Pan spodziewał się takiego ataku? Czy to w Platformie Obywatelskiej się zdarzało? Zna pan przecież tych ludzi.

Jestem zaskoczony, bo liderzy Platformy Obywatelskiej stwierdzili, że to jest błąd kolegi Cezarego Tomczyka, ale cóż poradzić. Poszło i koniec.

Tak z drugiej strony chciałem zapytać i poprosić o komentarz polityczny. Czy ten wyjątkowo zgodny atak antyrządowych mediów pokazuje jak ważna dla opozycji może być kwestia odwołania tego ministra [Łukasza Mejzy - przyp. red.]? Jakieś przymiarki ku temu są. Opozycja liczy na to, że może w ten sposób wywołać destabilizację w Sejmie.

Ja się w te sprawy nie wtrącam. W ogóle nie zastanawiam się nad tymi sprawami. Ja nie jestem zawodowym politykiem, tego typu sprawy nie są w moich kompetencjach. Po prostu nie interesuje mnie ta sprawa, co będzie dalej, to rozważają w odpowiednich władzach klubowych czy sejmowych. To jest ich zadanie do wykonania i koniec, kropka, amen.

Dzisiaj zbiera się zarząd klub parlamentarny Prawa i Sprawiedliwości i ma zająć się sprawą ministra Mejzy. Ale to jest zupełnie inny temat. My rozmawiamy o kwestii, czyli o tym rodzaju szantażu, który zastosował prominentny polityk Platformy Obywatelskiej wobec pana posła. Chcę zapytać, czy ta sytuacja, którą omawiamy, jest znaną dla pana normalnością w politycznej kuchni.

Ja nie jestem członkiem PiS. Ani klubu PiS, ani członkiem klubu czy Partii Republikańskiej. Po prostu jestem posłem niezrzeszonym. Nie jestem dopuszczany do takich informacji. Nie uczestniczę w posiedzeniach, nazwijmy to klubu PiS czy Platformy, po prostu jestem niezależnym posłem i o tyle mam problem, że chcąc wejść i coś zrobić w wielu celach, które sobie wyznaczyłem, nie mam prawników i innych rzeczy, jest mi trudno, ale wybrałem tą najtrudniejszą drogę celowo, żeby coś wnieść, a nie tylko krytykować i nic z tego nie wychodzi. Ja jestem pragmatykiem i chcę skonsumować moją pracę dla dobra ludzi.

To czemu pana zdaniem miał służyć ten atak na pana? Bardzo osobisty i personalny, dotyczący takich kwestii jak zdrowie każdego z nas. Zwłaszcza osoby z problemami zdrowotnymi.

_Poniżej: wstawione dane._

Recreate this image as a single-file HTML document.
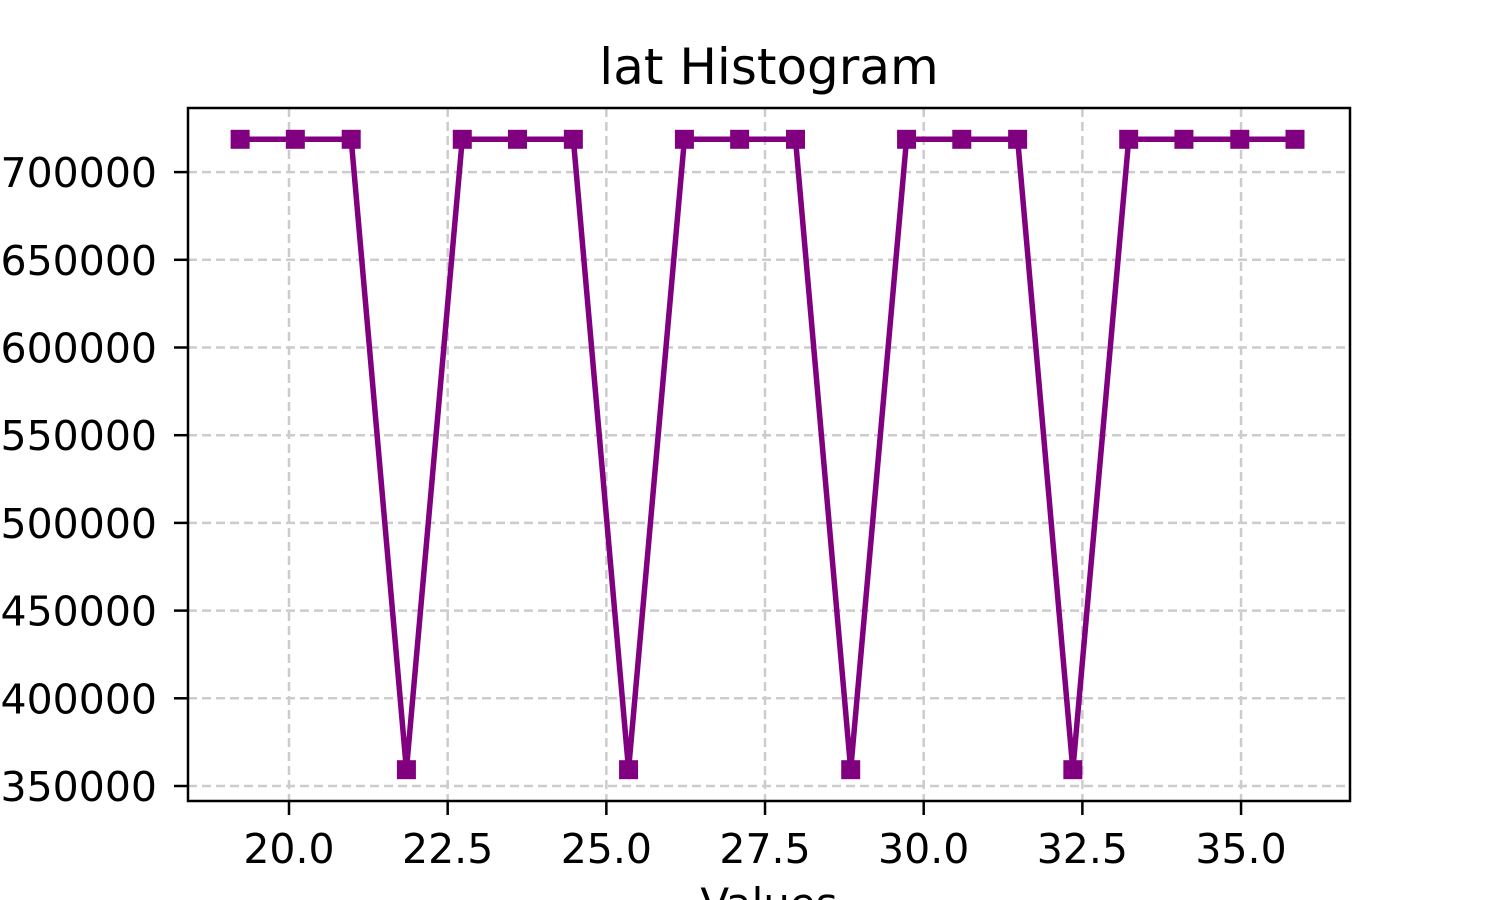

Ja się poświęciłem 5 lat. 7 lat czekałem na ten zabieg. 5 lat dodatkowo jestem królikiem doświadczalnym. Przechodzę prześwietlenia i kontrasty po to, żeby tę terapię ulepszyć, żeby wykryć błędy i po prostu żeby służyła ludziom. Jest to nowa generacja leczenia. To jest mój cel. Dlaczego tak się dzieje w Sejmie? Nie rozumiem tego.

Dlaczego to zostało wykorzystane przeciwko panu?

Nie wiem. Trzeba się spytać tych, którzy to ukręcili i stworzyli. Ja czegoś takiego nie rozumiem, bo nigdy nie było w polskiej polityce do tej pory, żeby szafowano czyimś zdrowiem i przedstawiano jako cel główny osiągów politycznych, których ja nie znam.

A miał pan okazję zamienić zdanie na korytarzach sejmowych z panem posłem Tomczykiem?

Nie rozmawiałem z nim. Dla mnie to jest totalne zaskoczenie. Nie rozumiem powodów tego zachowania. Dla mnie jest to obce.